To huge adulation the songwriter for a generation walks on stage without fanfare, song in pocket. That he chooses Oasis b-side 'It's Good to be Free' to open with is no accident. As the sibling rivalry soap opera is archived to rock 'n' roll history Noel Gallagher lays his cards out the stage and leaves his public in no doubt. Life's just easier without his little brother around throwing oranges at his head.
As the band burst into 'Mucky Fingers' from the 2005 Oasis album 'Don't Believe The Truth' it strikes you that there are songs written post Morning Glory that can now shine having been once been lost in hysteria or snubbed because they weren't 'Wonderwall'. The classic itself is thrown in mid set and immediately followed by a rare opportunity to hear Noel's take on 'Supersonic'.
That mass singing accompanies each of the seven Oasis songs gifted tonight could have gone without writing. ('Talk Tonight', 'Half the World Away', 'Dont look back in Anger' and 'The Importance of being Idle' all appear). Whilst the vast quality of such a back catalogue means Noel can shuffle the contribution of his past nightly without becoming predictable or diluting the output, what's really interesting tonight is exactly what should be. The new sounds. Noel Gallagher's High Flying Birds.
The people approve.
If Liam has taken the Oasis fan who throws a pint over your head as it all kicks off then I'm more than happy to follow Noel
You might have assumed that many in attendance tonight were only here for 'Don't look back in Anger'. They hadn't even bothered to look into the new album and any new song simply presented the perfect slot to find room at the bar to drink and wish it was Oasis. If a number one album didn't dispel such a notion then the first 'High Flying Birds' song of the night certainly did. Album opener 'Everybody's on the Run' leaps out from the record and the hook "hang in there love, you gotta hold on" is sung fists clenched by all before settling down in your head for the next week. 'Dream On' and the exquisite 'If I had a Gun' are welcomed like new friends you instantly know you'll get on with. Noel's taken every trick he's learnt or stole over the years and used the clarity of going solo to bring the focus back to the basis of writing f**kin good songs with choruses to fill Wembley Stadium all over again with 70,000 lighters.
"I hope I didn't speak too soon, my eyes have always followed you around the room,
'Cos you're the only God that I will ever need, I'm holding on and waiting for the moment to find me."
The new singles are already part of the family; 'The Death of You and Me' and 'AKA.. What a Life' are contrasting triumphs as the former nods to the past with lyrics that flow effortlessly Oasis, whist the driving beat of the latter point towards the future and hint at what we might be able to expect from Noel's summer project with Amorphous Androgynous.

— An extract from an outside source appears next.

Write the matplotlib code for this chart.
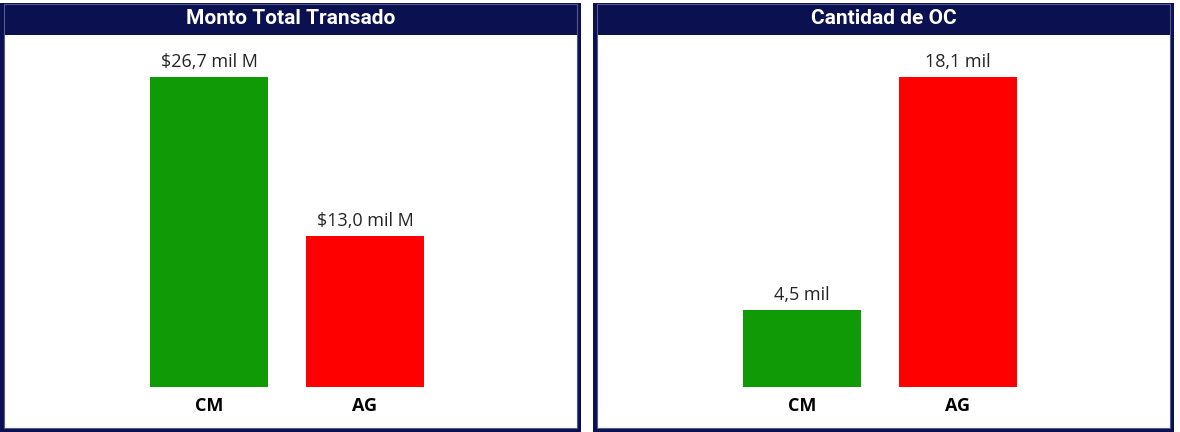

As Gallagher switches between guitars like a shit pop-star goes through costume changes the mind does occasionally drifts towards brother Liam and what might have been had his voice been sung the new songs, particularly '(Stranded on) The Wrong Beach'. You consider the gig you might have been at had his attitude been starring out at you, the last great frontman of Rock 'n' Roll.
As Noel gets older so does his fan base. If Liam has taken the Oasis fan who throws a pint over your head as it all kicks off then I'm more than happy to follow Noel. Liam took Andy Bell and Gem from the divorce settlement, but Noel got the songs and signs off with three of them, bringing things to an end with another that is better than you remember and which also hints at Noel's thoughts on the past.
Oasis was the glorious yesterday. "Little by Little" they gave you everything you ever dreamed of. But that was then and they've nothing else to offer apart from the songs - and Noel's got them. From the past and for the future.